DATA SEGMENT:
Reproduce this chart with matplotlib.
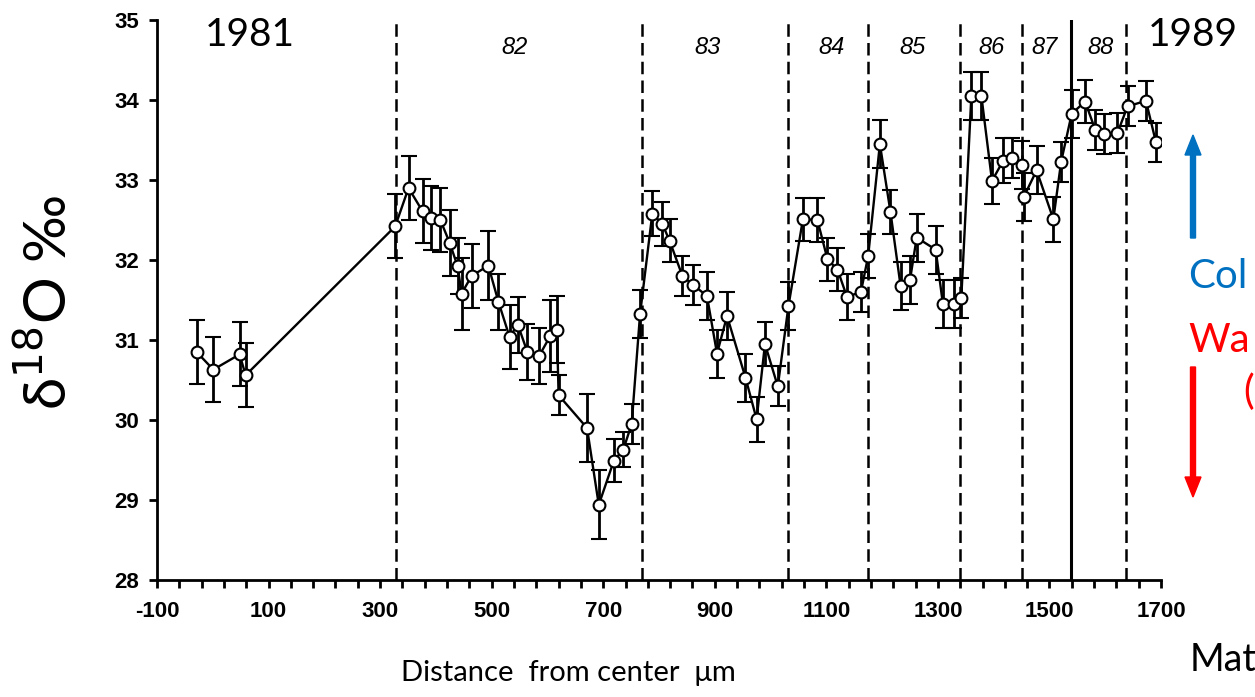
import matplotlib
matplotlib.use('Agg')
import matplotlib.pyplot as plt
from matplotlib.font_manager import FontProperties
from matplotlib.patches import FancyArrow
from matplotlib.ticker import MultipleLocator, FixedLocator

plt.rcParams['axes.unicode_minus'] = False

# ---------------------------------------------------------------------------
# Data
# ---------------------------------------------------------------------------
distance = [-29, 1, 48, 59, 327, 351, 376, 392, 408, 425, 439, 446, 464, 494,
            512, 532, 547, 564, 585, 605, 617, 620, 671, 692, 719, 736, 751,
            766, 788, 806, 819, 842, 861, 886, 904, 922, 955, 975, 990, 1013,
            1032, 1058, 1084, 1102, 1120, 1137, 1162, 1175, 1196, 1215, 1233,
            1250, 1262, 1296, 1309, 1329, 1342, 1360, 1378, 1397, 1417, 1432,
            1450, 1454, 1477, 1507, 1521, 1540, 1564, 1582, 1598, 1622, 1640,
            1673, 1691]
d18o = [30.85, 30.63, 30.82, 30.56, 32.42, 32.90, 32.61, 32.53, 32.50, 32.21,
        31.92, 31.58, 31.80, 31.93, 31.48, 31.04, 31.19, 30.85, 30.80, 31.05,
        31.13, 30.31, 29.90, 28.94, 29.49, 29.63, 29.95, 31.32, 32.58, 32.45,
        32.24, 31.80, 31.69, 31.55, 30.83, 31.30, 30.53, 30.01, 30.95, 30.42,
        31.42, 32.51, 32.50, 32.01, 31.88, 31.54, 31.60, 32.05, 33.45, 32.60,
        31.68, 31.75, 32.28, 32.13, 31.45, 31.45, 31.53, 34.05, 34.05, 32.99,
        33.24, 33.28, 33.19, 32.79, 33.12, 32.51, 33.23, 33.83, 33.98, 33.63,
        33.58, 33.59, 33.92, 33.99, 33.47]
d18o_err = [0.40, 0.41, 0.40, 0.40, 0.40, 0.40, 0.40, 0.40, 0.40, 0.41,
            0.35, 0.45, 0.40, 0.43, 0.35, 0.40, 0.35, 0.35, 0.35, 0.45,
            0.42, 0.25, 0.43, 0.43, 0.27, 0.22, 0.25, 0.30, 0.28, 0.27,
            0.27, 0.25, 0.25, 0.30, 0.30, 0.30, 0.30, 0.28, 0.28, 0.25,
            0.30, 0.27, 0.27, 0.27, 0.27, 0.29, 0.25, 0.28, 0.30, 0.28,
            0.30, 0.30, 0.30, 0.30, 0.30, 0.30, 0.25, 0.30, 0.30, 0.29,
            0.28, 0.25, 0.30, 0.30, 0.30, 0.28, 0.25, 0.30, 0.27, 0.25,
            0.25, 0.25, 0.25, 0.25, 0.24]

year_bounds = [328, 769, 1031, 1174, 1339, 1451, 1538, 1638]
year_solid = [False, False, False, False, False, False, True, False]
year_labels = ['82', '83', '84', '85', '86', '87', '88']
year_label_x = [541, 887, 1110, 1255, 1397, 1492, 1591]

x_major = [-100, 100, 300, 500, 700, 900, 1100, 1300, 1500, 1700]

# ---------------------------------------------------------------------------
# Figure
# ---------------------------------------------------------------------------
W, H = 1255, 697
fig = plt.figure(figsize=(W / 100, H / 100), dpi=100)
ax = fig.add_axes([157 / W, 1 - 580 / H, (1161 - 157) / W, 560 / H])

for xb, solid in zip(year_bounds, year_solid):
    ax.axvline(xb, color='black', lw=2.2 if solid else 1.8,
               ls='-' if solid else (0, (5, 2.5)), zorder=1)

ax.errorbar(distance, d18o, yerr=d18o_err, fmt='-o', color='black', lw=1.7,
            elinewidth=2.0, capsize=5.5, capthick=2.0, ms=8.5,
            mfc='white', mec='black', mew=1.5, zorder=3)

for lab, xl in zip(year_labels, year_label_x):
    ax.text(xl, 34.66, lab, ha='center', va='center', style='italic',
            family='Liberation Sans', size=17)

ax.set_xlim(-100, 1700)
ax.set_ylim(28, 35)
ax.xaxis.set_major_locator(FixedLocator(x_major))
ax.xaxis.set_minor_locator(MultipleLocator(40, offset=-100))
ax.yaxis.set_major_locator(MultipleLocator(1))
for s in ['top', 'right']:
    ax.spines[s].set_visible(False)
for s in ['left', 'bottom']:
    ax.spines[s].set_linewidth(2.0)
ax.tick_params(axis='both', which='both', direction='out', width=2.0)
ax.tick_params(axis='x', which='major', length=6, pad=9)
ax.tick_params(axis='x', which='minor', length=6)
ax.tick_params(axis='y', which='major', length=6, pad=7)
tick_fp = FontProperties(family=['Liberation Sans Narrow', 'Liberation Sans'],
                         weight='bold', size=16)
for lab in ax.get_xticklabels() + ax.get_yticklabels():
    lab.set_fontproperties(tick_fp)

big = ['Lato', 'DejaVu Sans']
fig.text(48 / W, 1 - 302 / H, 'δ$^{18}$O ‰', rotation=90, ha='center',
         va='center', family=big, size=42)
fig.text(568 / W, 1 - 673 / H, 'Distance  from center  μm', ha='center',
         va='center', family=big, size=21)
fig.text(205 / W, 1 - 35 / H, '1981', ha='left', va='center', family=big,
         size=28)
fig.text(1148 / W, 1 - 35 / H, '1989', ha='left', va='center', family=big,
         size=28)
fig.text(1188 / W, 1 - 276 / H, 'Col', ha='left', va='center',
         family=big, size=29, color='#0070C0')
fig.text(1188 / W, 1 - 340 / H, 'Wa', ha='left', va='center',
         family=big, size=29, color='#FF0000')
fig.text(1243 / W, 1 - 392 / H, '(', ha='left', va='center',
         family=big, size=29, color='#FF0000')
fig.text(1190 / W, 1 - 660 / H, 'Mat', ha='left', va='center',
         family=big, size=27)

fig.patches.append(FancyArrow(
    1193 / W, 1 - 238 / H, 0, (238 - 135) / H, width=5 / W,
    head_width=16 / W, head_length=20 / H, length_includes_head=True,
    color='#0070C0', transform=fig.transFigure, figure=fig))
fig.patches.append(FancyArrow(
    1193 / W, 1 - 367 / H, 0, -(497 - 367) / H, width=5 / W,
    head_width=16 / W, head_length=20 / H, length_includes_head=True,
    color='#FF0000', transform=fig.transFigure, figure=fig))

fig.savefig('out.png', dpi=100)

GIVEN INSTRUCTION: Would you set down the listing exactly, omitting pictures?

EXERCISE RESPONSE:
Reproduce this chart with matplotlib.
import matplotlib
matplotlib.use('Agg')
import matplotlib.pyplot as plt
from matplotlib.font_manager import FontProperties
from matplotlib.patches import FancyArrow
from matplotlib.ticker import MultipleLocator, FixedLocator

plt.rcParams['axes.unicode_minus'] = False

# ---------------------------------------------------------------------------
# Data
# ---------------------------------------------------------------------------
distance = [-29, 1, 48, 59, 327, 351, 376, 392, 408, 425, 439, 446, 464, 494,
            512, 532, 547, 564, 585, 605, 617, 620, 671, 692, 719, 736, 751,
            766, 788, 806, 819, 842, 861, 886, 904, 922, 955, 975, 990, 1013,
            1032, 1058, 1084, 1102, 1120, 1137, 1162, 1175, 1196, 1215, 1233,
            1250, 1262, 1296, 1309, 1329, 1342, 1360, 1378, 1397, 1417, 1432,
            1450, 1454, 1477, 1507, 1521, 1540, 1564, 1582, 1598, 1622, 1640,
            1673, 1691]
d18o = [30.85, 30.63, 30.82, 30.56, 32.42, 32.90, 32.61, 32.53, 32.50, 32.21,
        31.92, 31.58, 31.80, 31.93, 31.48, 31.04, 31.19, 30.85, 30.80, 31.05,
        31.13, 30.31, 29.90, 28.94, 29.49, 29.63, 29.95, 31.32, 32.58, 32.45,
        32.24, 31.80, 31.69, 31.55, 30.83, 31.30, 30.53, 30.01, 30.95, 30.42,
        31.42, 32.51, 32.50, 32.01, 31.88, 31.54, 31.60, 32.05, 33.45, 32.60,
        31.68, 31.75, 32.28, 32.13, 31.45, 31.45, 31.53, 34.05, 34.05, 32.99,
        33.24, 33.28, 33.19, 32.79, 33.12, 32.51, 33.23, 33.83, 33.98, 33.63,
        33.58, 33.59, 33.92, 33.99, 33.47]
d18o_err = [0.40, 0.41, 0.40, 0.40, 0.40, 0.40, 0.40, 0.40, 0.40, 0.41,
            0.35, 0.45, 0.40, 0.43, 0.35, 0.40, 0.35, 0.35, 0.35, 0.45,
            0.42, 0.25, 0.43, 0.43, 0.27, 0.22, 0.25, 0.30, 0.28, 0.27,
            0.27, 0.25, 0.25, 0.30, 0.30, 0.30, 0.30, 0.28, 0.28, 0.25,
            0.30, 0.27, 0.27, 0.27, 0.27, 0.29, 0.25, 0.28, 0.30, 0.28,
            0.30, 0.30, 0.30, 0.30, 0.30, 0.30, 0.25, 0.30, 0.30, 0.29,
            0.28, 0.25, 0.30, 0.30, 0.30, 0.28, 0.25, 0.30, 0.27, 0.25,
            0.25, 0.25, 0.25, 0.25, 0.24]

year_bounds = [328, 769, 1031, 1174, 1339, 1451, 1538, 1638]
year_solid = [False, False, False, False, False, False, True, False]
year_labels = ['82', '83', '84', '85', '86', '87', '88']
year_label_x = [541, 887, 1110, 1255, 1397, 1492, 1591]

x_major = [-100, 100, 300, 500, 700, 900, 1100, 1300, 1500, 1700]

# ---------------------------------------------------------------------------
# Figure
# ---------------------------------------------------------------------------
W, H = 1255, 697
fig = plt.figure(figsize=(W / 100, H / 100), dpi=100)
ax = fig.add_axes([157 / W, 1 - 580 / H, (1161 - 157) / W, 560 / H])

for xb, solid in zip(year_bounds, year_solid):
    ax.axvline(xb, color='black', lw=2.2 if solid else 1.8,
               ls='-' if solid else (0, (5, 2.5)), zorder=1)

ax.errorbar(distance, d18o, yerr=d18o_err, fmt='-o', color='black', lw=1.7,
            elinewidth=2.0, capsize=5.5, capthick=2.0, ms=8.5,
            mfc='white', mec='black', mew=1.5, zorder=3)

for lab, xl in zip(year_labels, year_label_x):
    ax.text(xl, 34.66, lab, ha='center', va='center', style='italic',
            family='Liberation Sans', size=17)

ax.set_xlim(-100, 1700)
ax.set_ylim(28, 35)
ax.xaxis.set_major_locator(FixedLocator(x_major))
ax.xaxis.set_minor_locator(MultipleLocator(40, offset=-100))
ax.yaxis.set_major_locator(MultipleLocator(1))
for s in ['top', 'right']:
    ax.spines[s].set_visible(False)
for s in ['left', 'bottom']:
    ax.spines[s].set_linewidth(2.0)
ax.tick_params(axis='both', which='both', direction='out', width=2.0)
ax.tick_params(axis='x', which='major', length=6, pad=9)
ax.tick_params(axis='x', which='minor', length=6)
ax.tick_params(axis='y', which='major', length=6, pad=7)
tick_fp = FontProperties(family=['Liberation Sans Narrow', 'Liberation Sans'],
                         weight='bold', size=16)
for lab in ax.get_xticklabels() + ax.get_yticklabels():
    lab.set_fontproperties(tick_fp)

big = ['Lato', 'DejaVu Sans']
fig.text(48 / W, 1 - 302 / H, 'δ$^{18}$O ‰', rotation=90, ha='center',
         va='center', family=big, size=42)
fig.text(568 / W, 1 - 673 / H, 'Distance  from center  μm', ha='center',
         va='center', family=big, size=21)
fig.text(205 / W, 1 - 35 / H, '1981', ha='left', va='center', family=big,
         size=28)
fig.text(1148 / W, 1 - 35 / H, '1989', ha='left', va='center', family=big,
         size=28)
fig.text(1188 / W, 1 - 276 / H, 'Col', ha='left', va='center',
         family=big, size=29, color='#0070C0')
fig.text(1188 / W, 1 - 340 / H, 'Wa', ha='left', va='center',
         family=big, size=29, color='#FF0000')
fig.text(1243 / W, 1 - 392 / H, '(', ha='left', va='center',
         family=big, size=29, color='#FF0000')
fig.text(1190 / W, 1 - 660 / H, 'Mat', ha='left', va='center',
         family=big, size=27)

fig.patches.append(FancyArrow(
    1193 / W, 1 - 238 / H, 0, (238 - 135) / H, width=5 / W,
    head_width=16 / W, head_length=20 / H, length_includes_head=True,
    color='#0070C0', transform=fig.transFigure, figure=fig))
fig.patches.append(FancyArrow(
    1193 / W, 1 - 367 / H, 0, -(497 - 367) / H, width=5 / W,
    head_width=16 / W, head_length=20 / H, length_includes_head=True,
    color='#FF0000', transform=fig.transFigure, figure=fig))

fig.savefig('out.png', dpi=100)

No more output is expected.